**Brief**
Output the first line of the listing and each line after it, up to and including the line that contains "plt.rcParams['mathtext.bf'] = 'Liberation", exactly as written, minus the pictures.

**Stored data**
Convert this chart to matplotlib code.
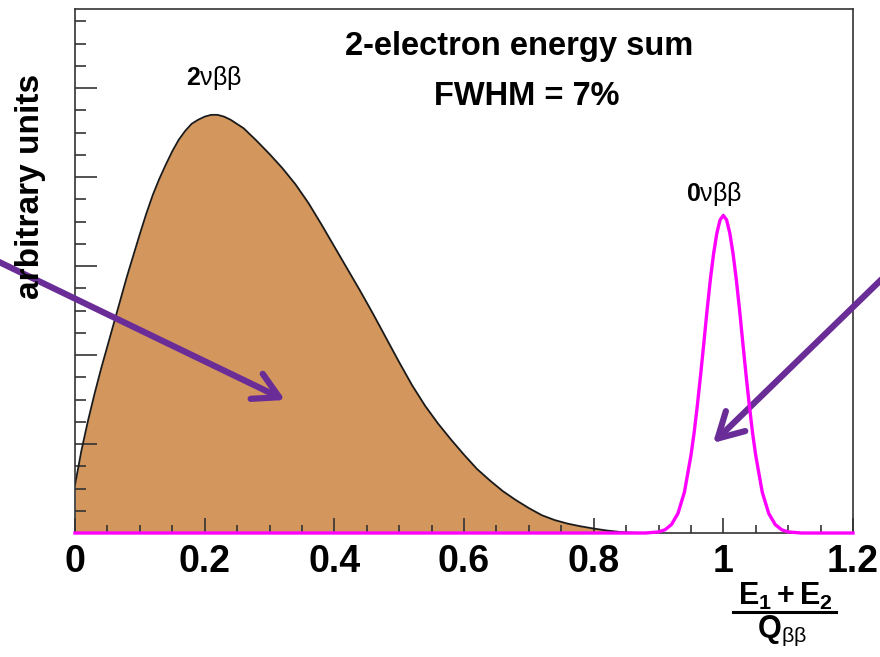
import matplotlib
matplotlib.use('Agg')
import matplotlib.pyplot as plt
from matplotlib.lines import Line2D

plt.rcParams['font.family'] = ['Liberation Sans', 'DejaVu Sans']
plt.rcParams['mathtext.fontset'] = 'custom'
plt.rcParams['mathtext.rm'] = 'Liberation Sans'
plt.rcParams['mathtext.it'] = 'Liberation Sans'
plt.rcParams['mathtext.bf'] = 'Liberation Sans:bold'

# 2 neutrino spectrum
two_nu_x = [0.0, 0.01, 0.02, 0.03, 0.04, 0.05, 0.06, 0.07, 0.08, 0.09,
            0.10, 0.11, 0.12, 0.13, 0.14, 0.15, 0.16, 0.17, 0.18, 0.19,
            0.20, 0.21, 0.22, 0.23, 0.24, 0.26, 0.28, 0.30, 0.32, 0.34,
            0.36, 0.38, 0.40, 0.42, 0.44, 0.46, 0.48, 0.50, 0.52, 0.54,
            0.56, 0.58, 0.60, 0.62, 0.64, 0.66, 0.68, 0.70, 0.72, 0.74,
            0.76, 0.78, 0.80, 0.82, 0.84, 0.86, 0.88]
two_nu_y = [0.54, 0.93, 1.26, 1.56, 1.84, 2.10, 2.36, 2.62, 2.88, 3.12,
            3.36, 3.59, 3.80, 3.98, 4.14, 4.29, 4.42, 4.52, 4.60, 4.645,
            4.68, 4.70, 4.70, 4.68, 4.645, 4.55, 4.41, 4.26, 4.10, 3.92,
            3.71, 3.47, 3.22, 2.97, 2.72, 2.46, 2.19, 1.92, 1.66, 1.43,
            1.23, 1.05, 0.88, 0.72, 0.59, 0.47, 0.37, 0.28, 0.20, 0.145,
            0.105, 0.075, 0.05, 0.028, 0.012, 0.004, 0.0]

# 0 neutrino peak
zero_nu_x = [0.0, 0.88, 0.90, 0.91, 0.92, 0.93, 0.94, 0.95, 0.955, 0.96, 0.965, 0.97,
             0.975, 0.98, 0.985, 0.99, 0.995, 1.0, 1.005, 1.01, 1.015, 1.02, 1.025,
             1.03, 1.035, 1.04, 1.045, 1.05, 1.06, 1.07, 1.08, 1.09, 1.10, 1.12, 1.2]
zero_nu_y = [0.0, 0.0, 0.012, 0.036, 0.095, 0.22, 0.46, 0.87, 1.13, 1.44, 1.78, 2.14,
             2.51, 2.85, 3.14, 3.37, 3.52, 3.57, 3.52, 3.37, 3.14, 2.85, 2.51,
             2.14, 1.78, 1.44, 1.13, 0.87, 0.46, 0.22, 0.095, 0.036, 0.012, 0.0, 0.0]

xticks = [0, 0.2, 0.4, 0.6, 0.8, 1.0, 1.2]
xtick_labels = ['0', '0.2', '0.4', '0.6', '0.8', '1', '1.2']

W, H = 880, 657
fig = plt.figure(figsize=(8.8, 6.57), dpi=100)
ax = fig.add_axes([75 / W, 1 - 533 / H, (853 - 75) / W, (533 - 9) / H])

ax.fill_between(two_nu_x, two_nu_y, 0, color='#d3965c', lw=0)
ax.plot(two_nu_x, two_nu_y, color='#1a1a1a', lw=1.3)
ax.plot(zero_nu_x, zero_nu_y, color='#ff00ff', lw=2.4, clip_on=False, zorder=5)

ax.set_xlim(0, 1.2)
ax.set_ylim(0, 5.89)
ax.set_xticks(xticks)
ax.set_xticklabels(xtick_labels, fontsize=27, fontweight='bold')
ax.set_xticks([i * 0.05 for i in range(25)], minor=True)
ax.set_yticks([1, 2, 3, 4, 5])
ax.set_yticks([i * 0.25 for i in range(24)], minor=True)
ax.set_yticklabels([])
ax.tick_params(axis='x', which='major', direction='in', length=11, width=1.2, pad=8, colors='#333333', labelcolor='black')
ax.tick_params(axis='x', which='minor', direction='in', length=5.5, width=1.2, colors='#333333')
ax.tick_params(axis='y', which='major', direction='in', length=16, width=1.2, colors='#333333')
ax.tick_params(axis='y', which='minor', direction='in', length=8, width=1.2, colors='#333333')
for s in ax.spines.values():
    s.set_color('#333333')
    s.set_linewidth(1.2)

ax.text(0.685, 5.47, '2-electron energy sum', fontsize=23.5, fontweight='bold', ha='center', va='center')
ax.text(0.697, 4.91, 'FWHM = 7%', fontsize=23.5, fontweight='bold', ha='center', va='center')
ax.text(0.214, 5.12, r'$\mathbf{2}\nu\beta\beta$', fontsize=18, ha='center', va='center')
ax.text(0.985, 3.81, r'$\mathbf{0}\nu\beta\beta$', fontsize=18, ha='center', va='center')

fig.text(31 / W, 1 - 186 / H, 'arbitrary units', fontsize=24, fontweight='bold',
         rotation=90, ha='center', va='center')

# x axis label as a fraction
fig.text(785 / W, 1 - 596 / H, r'$\mathbf{E_1 + E_2}$', fontsize=22, ha='center', va='center')
fig.add_artist(Line2D([733 / W, 836 / W], [1 - 612 / H, 1 - 612 / H], color='black', lw=2.2,
                      transform=fig.transFigure))
fig.text(782 / W, 1 - 631 / H, r'$\mathbf{Q}_{\beta\beta}$', fontsize=22, ha='center', va='center')

# purple arrows
arrow_color = '#6a2d98'
ax.annotate('', xy=(285, H - 400), xycoords='figure pixels', xytext=(-5, H - 260),
            textcoords='figure pixels', annotation_clip=False,
            arrowprops=dict(arrowstyle='->,head_length=0.9,head_width=0.5', color=arrow_color,
                            lw=4.5, mutation_scale=20, shrinkA=0, shrinkB=0))
ax.annotate('', xy=(713, H - 443), xycoords='figure pixels', xytext=(885, H - 276),
            textcoords='figure pixels', annotation_clip=False,
            arrowprops=dict(arrowstyle='->,head_length=0.9,head_width=0.5', color=arrow_color,
                            lw=4.5, mutation_scale=20, shrinkA=0, shrinkB=0))

fig.savefig('out.png', dpi=100)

**Written reply**
Convert this chart to matplotlib code.
import matplotlib
matplotlib.use('Agg')
import matplotlib.pyplot as plt
from matplotlib.lines import Line2D

plt.rcParams['font.family'] = ['Liberation Sans', 'DejaVu Sans']
plt.rcParams['mathtext.fontset'] = 'custom'
plt.rcParams['mathtext.rm'] = 'Liberation Sans'
plt.rcParams['mathtext.it'] = 'Liberation Sans'
plt.rcParams['mathtext.bf'] = 'Liberation Sans:bold'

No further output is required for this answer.